I always imagined finding my spouse at Bethel College, like my friend did at Hesston College. We would have settled down in some small Kansas town. I would have taught upper elementary school kids, and hopefully, he would have done something that made more money than me! Eventually we'd have a family and maybe move back to South Dakota.
Around Christmas break of my senior year, I got the vibe from God that my imagined future was not going to happen. I took that as God saying, "Hey, you are braver and much more capable than you think." So, I applied for Mennonite Voluntary Service (MVS) — something I never would have considered when I was a freshman.

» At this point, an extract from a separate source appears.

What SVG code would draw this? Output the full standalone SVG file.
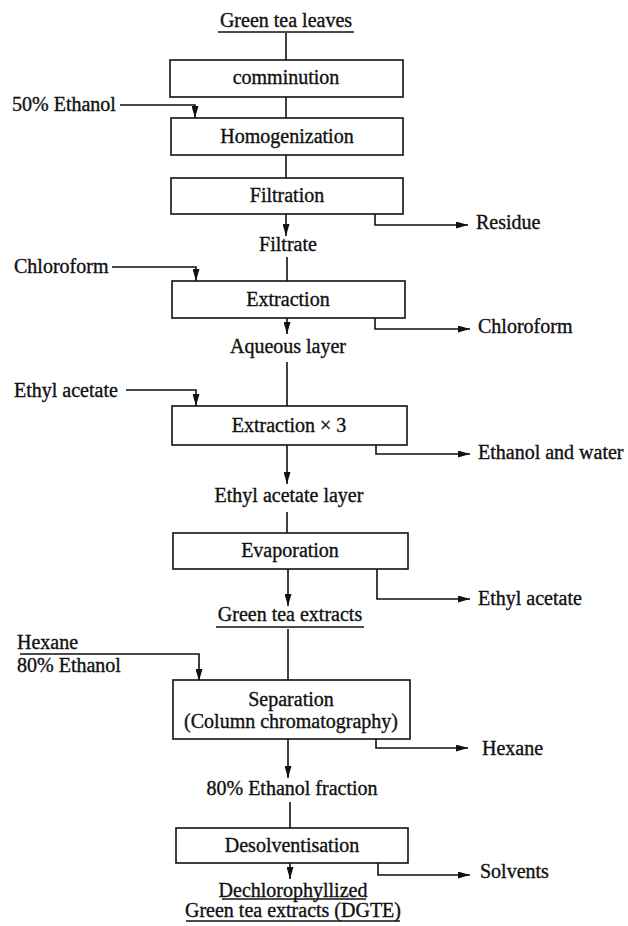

At my friend's wedding, I had an out-of-body experience: I looked around at these two Mennonite families (both sets of parents also met at Hesston), the other bridal party members (all Hesston alumni), and my best friend and her new husband. I thought, "Woah, I thought this was going to be me."
And for a few days after I got back to San Francisco, I was still thinking about that, and honestly, it didn't sit well with me. I was upset that I wasn't going to have that big college wedding, where everyone knows each other and the families are friends.
My first weekend back in the city my MVS housemate, Claire Waidelich, and I biked to the beach. There aren't many things that give me a feeling of euphoria quite like biking downhill on a sunny day with a killer playlist going. I had Harry Styles' "Golden" blasting in my headphones right as the ocean became visible. As we walked the smooth sand close to the water, I thought: "One day I am going to have a life partner and a family. I'm going to be a teacher. We'll have a home and some sort of crossover vehicle. We will buy our own groceries and I won't have to worry about a roommate eating my leftovers. I can live close enough to family that I don't have to fly to see them."
But when that day comes, I will think back to when I biked to the Pacific Ocean whenever I wanted. When I didn't have to pay bills, and I worked remotely — with kids and coworkers I love — and slept until nine every morning. I'll remember how much time I had to read for pleasure, journal and do devotions. When I lived above a dry cleaner's in the heart of San Francisco, and my bedroom had five massive windows and an old fireplace. When MVS stretched and challenged me in the best ways.
My friend married the love of her life at 22. They just got a puppy and she's adorable. But she also works at an insurance company from 8:30 a.m. to 5 p.m. every day. My life isn't going as 18-year-old Polly planned it. And wow, the pandemic sucks. But I'm right where I need to be. I hope for all of you the same sense of contentment and satisfaction in wherever life has brought you to this point.